Pick the right rug. Since it will be the first thing your guests notice, its pattern should be strong and striking. A simple graphic design, like this blue, yellow, and white stripe, is ideal. The sunny yellow pot below echoes the similar color in the rug.

Provide portable shade. Umbrellas cost a lot less than permanent structures and are more flexible. Take them down at night to gaze at the stars, or move them away completely for dance space.

23 /30 Thomas J. Story

Improvise a planter

A laundry tub is large enough to hold lots of plants and costs much less than a ceramic one of comparable size. A coat of bright paint hides its origins.

24 /30 Thomas J. Story

Plant a backdrop

No garden walls to train ivy on? Nothing this DIY garden project can't solve. Plant between the slats of salvaged shutters. Staple weed cloth together to form pockets for soil, and attach the pockets to the back of the shutters. Plant with easy-care succulents.
25 /30 Thomas J. Story

Fake a border

Group planted pots in various sizes together to create a similar effect. For interest, choose a variety of sizes and shapes. Here, all the pots are metal. If you use different materials, keep them in the same color range; this DIY garden project will reward the discerni flea market shopper.
26 /30 Thomas J. Story

Get high style on a low budget

This sheltered patio feels as lush as a tropical resort, but it was created with a tiny budget. Its secret? Everything in it was either recycled or purchased at bargain prices.

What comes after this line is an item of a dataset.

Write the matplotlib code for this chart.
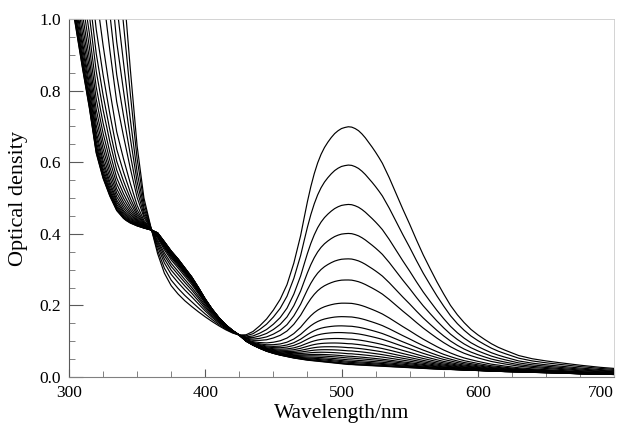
import numpy as np
import matplotlib
matplotlib.use("Agg")
import matplotlib.pyplot as plt
from matplotlib.ticker import MultipleLocator

wavelength = [300, 304, 310, 315, 320, 325, 330, 335, 340, 342, 345, 350, 355, 360,
              365, 370, 375, 380, 385, 390, 395, 400, 405, 410, 415, 420, 425,
              430, 435, 440, 445, 450, 455, 460, 465, 470, 472.5, 475, 477.5,
              480, 482.5, 485, 487.5, 490, 492.5, 495, 497.5, 500, 502.5, 505,
              507.5, 510, 512.5, 515, 517.5, 520, 522.5, 525, 527.5, 530,
              535, 540, 545, 550, 555, 560, 565, 570, 575, 580, 585, 590, 595,
              600, 605, 610, 615, 620, 630, 640, 650, 660, 675, 690, 700]

# Lowest-peak spectrum (initial state)
od_initial = [1.10, 1.00, 0.86, 0.75, 0.625, 0.555, 0.505, 0.465, 0.443, 0.437, 0.430,
              0.422, 0.416, 0.411,
              0.403, 0.378, 0.352, 0.330, 0.305, 0.280, 0.250, 0.218, 0.190, 0.166,
              0.146, 0.130, 0.117,
              0.100, 0.089, 0.080, 0.072, 0.066, 0.061, 0.057, 0.053, 0.050, 0.0485,
              0.047, 0.046, 0.045, 0.044, 0.043, 0.042, 0.041, 0.040, 0.039, 0.038,
              0.037, 0.036, 0.035, 0.0348, 0.034, 0.0335, 0.033, 0.0325, 0.032,
              0.0315, 0.031, 0.0305, 0.030,
              0.029, 0.028, 0.027, 0.026, 0.025, 0.024, 0.023, 0.022, 0.021,
              0.021, 0.020, 0.019, 0.019, 0.018, 0.017, 0.016, 0.016, 0.015, 0.014,
              0.013, 0.012, 0.011, 0.009, 0.008, 0.007]

# Highest-peak spectrum (final state)
od_final = [3.60, 3.35, 3.00, 2.70, 2.35, 2.00, 1.65, 1.32, 1.09, 1.00, 0.86,
            0.645, 0.500, 0.420,
            0.345, 0.290, 0.255, 0.232, 0.213, 0.197, 0.182, 0.168, 0.155, 0.143,
            0.132, 0.123, 0.117,
            0.118, 0.127, 0.143, 0.162, 0.187, 0.217, 0.258, 0.318, 0.395, 0.443,
            0.490, 0.532, 0.568, 0.598, 0.622, 0.641, 0.656, 0.669, 0.680, 0.688,
            0.694, 0.697, 0.699, 0.698, 0.694, 0.688, 0.679, 0.668, 0.655,
            0.642, 0.628, 0.613, 0.597,
            0.557, 0.513, 0.469, 0.427, 0.383, 0.341, 0.303, 0.266, 0.232,
            0.200, 0.174, 0.152, 0.133, 0.118, 0.105, 0.093, 0.083, 0.075, 0.060,
            0.051, 0.045, 0.040, 0.033, 0.027, 0.024]

peak_heights = [0.699, 0.592, 0.482, 0.401, 0.330, 0.271, 0.206, 0.168, 0.142,
                0.123, 0.106, 0.093, 0.082, 0.073, 0.065, 0.058, 0.053, 0.048,
                0.044, 0.041, 0.038, 0.036, 0.035]

x_ticks = [300, 400, 500, 600, 700]
y_ticks = [0.0, 0.2, 0.4, 0.6, 0.8, 1.0]

wl = np.array(wavelength, dtype=float)
a = np.array(od_initial)
b = np.array(od_final)
i_peak = wavelength.index(505)

plt.rcParams['font.family'] = ['Liberation Serif', 'DejaVu Serif']

fig = plt.figure(figsize=(6.17, 4.25), dpi=100)
ax = fig.add_axes([69 / 617, 48 / 425, 545 / 617, 358 / 425])

for p in peak_heights:
    frac = (p - a[i_peak]) / (b[i_peak] - a[i_peak])
    ax.plot(wl, a + frac * (b - a), color='black', lw=0.85)

ax.set_xlim(300, 700)
ax.set_ylim(0.0, 1.0)
ax.set_xticks(x_ticks)
ax.set_yticks(y_ticks)
ax.set_yticklabels([f"{v:.1f}" for v in y_ticks])
ax.xaxis.set_minor_locator(MultipleLocator(25))
ax.yaxis.set_minor_locator(MultipleLocator(0.05))
ax.tick_params(axis='both', which='major', direction='in', labelsize=12.5,
               color='0.35', width=0.8)
ax.tick_params(axis='y', which='major', length=10, pad=6)
ax.tick_params(axis='x', which='major', length=6, pad=6)
ax.tick_params(axis='both', which='minor', direction='in', length=4,
               color='0.5', width=0.7)
xlabels = ax.get_xticklabels()
xlabels[-1].set_horizontalalignment('right')

ax.spines['left'].set_color('0.35')
ax.spines['left'].set_linewidth(0.8)
ax.spines['bottom'].set_color('0.5')
ax.spines['bottom'].set_linewidth(0.8)
ax.spines['bottom'].set_linestyle((0, (2, 1)))
for s in ('top', 'right'):
    ax.spines[s].set_color('0.8')
    ax.spines[s].set_linewidth(0.6)

ax.set_xlabel('Wavelength/nm', fontsize=15.5, labelpad=2)
ax.set_ylabel('Optical density', fontsize=16, labelpad=8)

fig.savefig('out.png', dpi=100)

Re-cover furniture. The sofa at the back was bought at a swap meet; the second one was found abandoned in an alley. With new cushions, both pieces are back in business. The wicker coffee table was a sharply discounted floor sample. The few dings just give it character.

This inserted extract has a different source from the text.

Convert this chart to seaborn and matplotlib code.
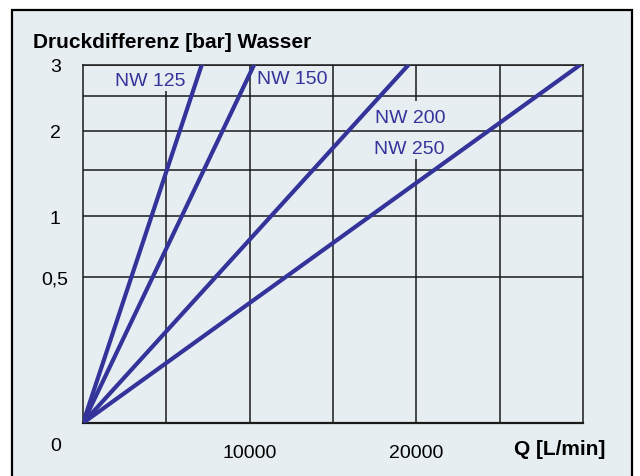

Use candle power. To enjoy your garden after dark, you need lighting, but who says it has to come from electricity? Candles in hanging lanterns illuminate the space without the expense of wiring. And more romantically too.

Add passed-along plants. Many of the plants, like the Yucca gloriosa variegata below, were rescued from a friend moving out of state. Others started as cuttings.

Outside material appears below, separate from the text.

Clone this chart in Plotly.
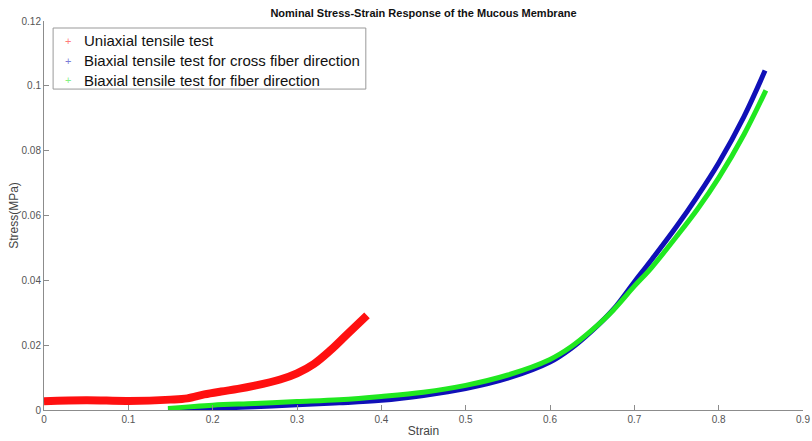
import plotly.graph_objects as go

# Uniaxial tensile test (red)
uni_strain = [0.0, 0.05, 0.1, 0.15, 0.17, 0.19, 0.21, 0.23, 0.25, 0.28, 0.3, 0.32, 0.34, 0.36, 0.383]
uni_stress = [0.0027, 0.0030, 0.0028, 0.0032, 0.0036, 0.0048, 0.0057, 0.0065, 0.0075, 0.0094, 0.0113, 0.0142, 0.0185, 0.0235, 0.0292]

# Biaxial, cross fiber direction (blue)
cross_strain = [0.147, 0.2, 0.25, 0.3, 0.35, 0.4, 0.45, 0.5, 0.55, 0.6, 0.625, 0.65, 0.675, 0.7, 0.72, 0.75, 0.775, 0.8, 0.83, 0.855]
cross_stress = [0.0, 0.0005, 0.001, 0.0016, 0.0022, 0.003, 0.0045, 0.0066, 0.0098, 0.0148, 0.019, 0.0245, 0.031, 0.0395, 0.0462, 0.0566, 0.066, 0.0762, 0.0905, 0.1047]

# Biaxial, fiber direction (green)
fiber_strain = [0.147, 0.2, 0.25, 0.3, 0.35, 0.4, 0.45, 0.5, 0.55, 0.6, 0.625, 0.65, 0.675, 0.7, 0.72, 0.75, 0.775, 0.8, 0.83, 0.856]
fiber_stress = [0.0005, 0.0015, 0.002, 0.0026, 0.0032, 0.0042, 0.0055, 0.0076, 0.0108, 0.0156, 0.0195, 0.0247, 0.0308, 0.0382, 0.0438, 0.0535, 0.062, 0.0716, 0.085, 0.0986]

x_ticks = [0, 0.1, 0.2, 0.3, 0.4, 0.5, 0.6, 0.7, 0.8, 0.9]
x_tick_text = ["0", "0.1", "0.2", "0.3", "0.4", "0.5", "0.6", "0.7", "0.8", "0.9"]
y_ticks = [0, 0.02, 0.04, 0.06, 0.08, 0.1, 0.12]
y_tick_text = ["0", "0.02", "0.04", "0.06", "0.08", "0.1", "0.12"]

names = ["Uniaxial tensile test",
         "Biaxial tensile test for cross fiber direction",
         "Biaxial tensile test for fiber direction"]
colors = ["#ff1010", "#1010b8", "#20e820"]

FONT = "Arial, Liberation Sans, Helvetica, sans-serif"
AX = "#8c8c8c"

fig = go.Figure()
series = [(uni_strain, uni_stress, 8), (cross_strain, cross_stress, 5), (fiber_strain, fiber_stress, 5)]
for (xs, ys, w), name, c in zip(series, names, colors):
    fig.add_trace(go.Scatter(x=xs, y=ys, mode="lines", line=dict(color=c, width=w, shape="spline", smoothing=1.0),
                             showlegend=False, hoverinfo="skip", name=name))

# Legend (MATLAB style): box, '+' markers and labels
leg_x0, leg_x1, leg_y0, leg_y1 = 0.012, 0.424, 0.825, 0.982
row_y = [0.9486, 0.8972, 0.8483]
fig.add_shape(type="rect", xref="paper", yref="paper", x0=leg_x0, x1=leg_x1, y0=leg_y0, y1=leg_y1,
              line=dict(color="#999999", width=1), fillcolor="white", layer="above")
for name, c, ry in zip(names, colors, row_y):
    fig.add_annotation(x=0.0315, y=ry, xref="paper", yref="paper", text="+", showarrow=False,
                       font=dict(size=11, color=c, family=FONT), opacity=0.55, xanchor="center", yanchor="middle")
    fig.add_annotation(x=0.0500, y=ry, xref="paper", yref="paper", text=name, showarrow=False,
                       font=dict(size=15, color="#111111", family=FONT), xanchor="left", yanchor="middle")

fig.update_layout(
    width=812, height=441,
    margin=dict(l=44, r=9, t=21, b=31, autoexpand=False),
    paper_bgcolor="white", plot_bgcolor="white",
    font=dict(family=FONT, color="#404040", size=10),
    title=dict(text="<b>Nominal Stress-Strain Response of the Mucous Membrane</b>",
               x=0.5, xref="paper", y=0.9695, yref="container", xanchor="center", yanchor="middle",
               font=dict(size=11, color="#111111", family=FONT)),
    showlegend=False,
)
fig.update_xaxes(range=[0, 0.9], tickvals=x_ticks, ticktext=x_tick_text, automargin=False,
                 showline=True, linecolor=AX, linewidth=1, mirror=False,
                 ticks="inside", ticklen=5, tickcolor=AX, showgrid=False, zeroline=False,
                 tickfont=dict(size=10, color="#555555"),
                 title=dict(text="Strain", font=dict(size=12, color="#444444"), standoff=2))
fig.update_yaxes(range=[0, 0.12], tickvals=y_ticks, ticktext=y_tick_text, automargin=False,
                 showline=True, linecolor=AX, linewidth=1, mirror=False,
                 ticks="inside", ticklen=5, tickcolor=AX, showgrid=False, zeroline=False,
                 tickfont=dict(size=10, color="#555555"),
                 title=dict(text="Stress(MPa)", font=dict(size=12, color="#444444"), standoff=0))

# remove the browser's default 8px page margin so the figure fills the window exactly
fig.write_html("out.html", config={"displayModeBar": False},
               post_script="document.body.style.margin='0';document.body.style.overflow='hidden';")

Save on accessories. Purely decorative items, such as the loosely woven baskets hanging from the beams, are good places to economize. Shop for them at import stores, and scour garage sales and swap meets.

27 /30 Bret Gum

Build a modified cabana

A white sailcloth roof over a simple square frame creates protection from overhead sun in this outdoor seating area. It also makes the space feel like a poolside resort. If you have multistory residences on either side of your home, as was the case here, a shade canopy adds privacy.

28 /30 Jennifer Cheung

Accessorize with fabric

Plop a row of pillows in an assortment of fabrics on a built-in bench, and who could resist dropping in?

29 /30 Susan Seubert

Jazz up a pond

Anyone with access to a flea market can accomplish this DIY garden project. Glass balls floating in a small square pond add an instant dash of color and humor to this narrow, mostly green garden. Don’t have a pond? Float glass balls in a large bowl of water. This will have the same effect.
30 /30 Bret Gum

Accent with color

A hip-high ceramic pot in a glossy azure blue provided the inspiration for this garden. The homeowner converted the container into a focal-point fountain and repeated its color lavishly throughout the whole space.

Paint. Normally, who pays attention to a standard terra-cotta pot? Wainscoat the bottom half a contrasting blue, though, and everyone notices.

Fabric. A rusty but still serviceable wrought-iron sofa looks fresh again thanks to a coverlet made of striped sheets. No upholstery costs needed for this shabby-chic look. The area rug under the coffee table, which reinforces the outdoor room feel, is made of recycled plastics.

Metal. An inexpensive candle lantern takes on a new personality when painted tangerine. The warm shade complements the cool blues in the ceramics and fabrics, and picks up the coppery succulents in the nearby pot.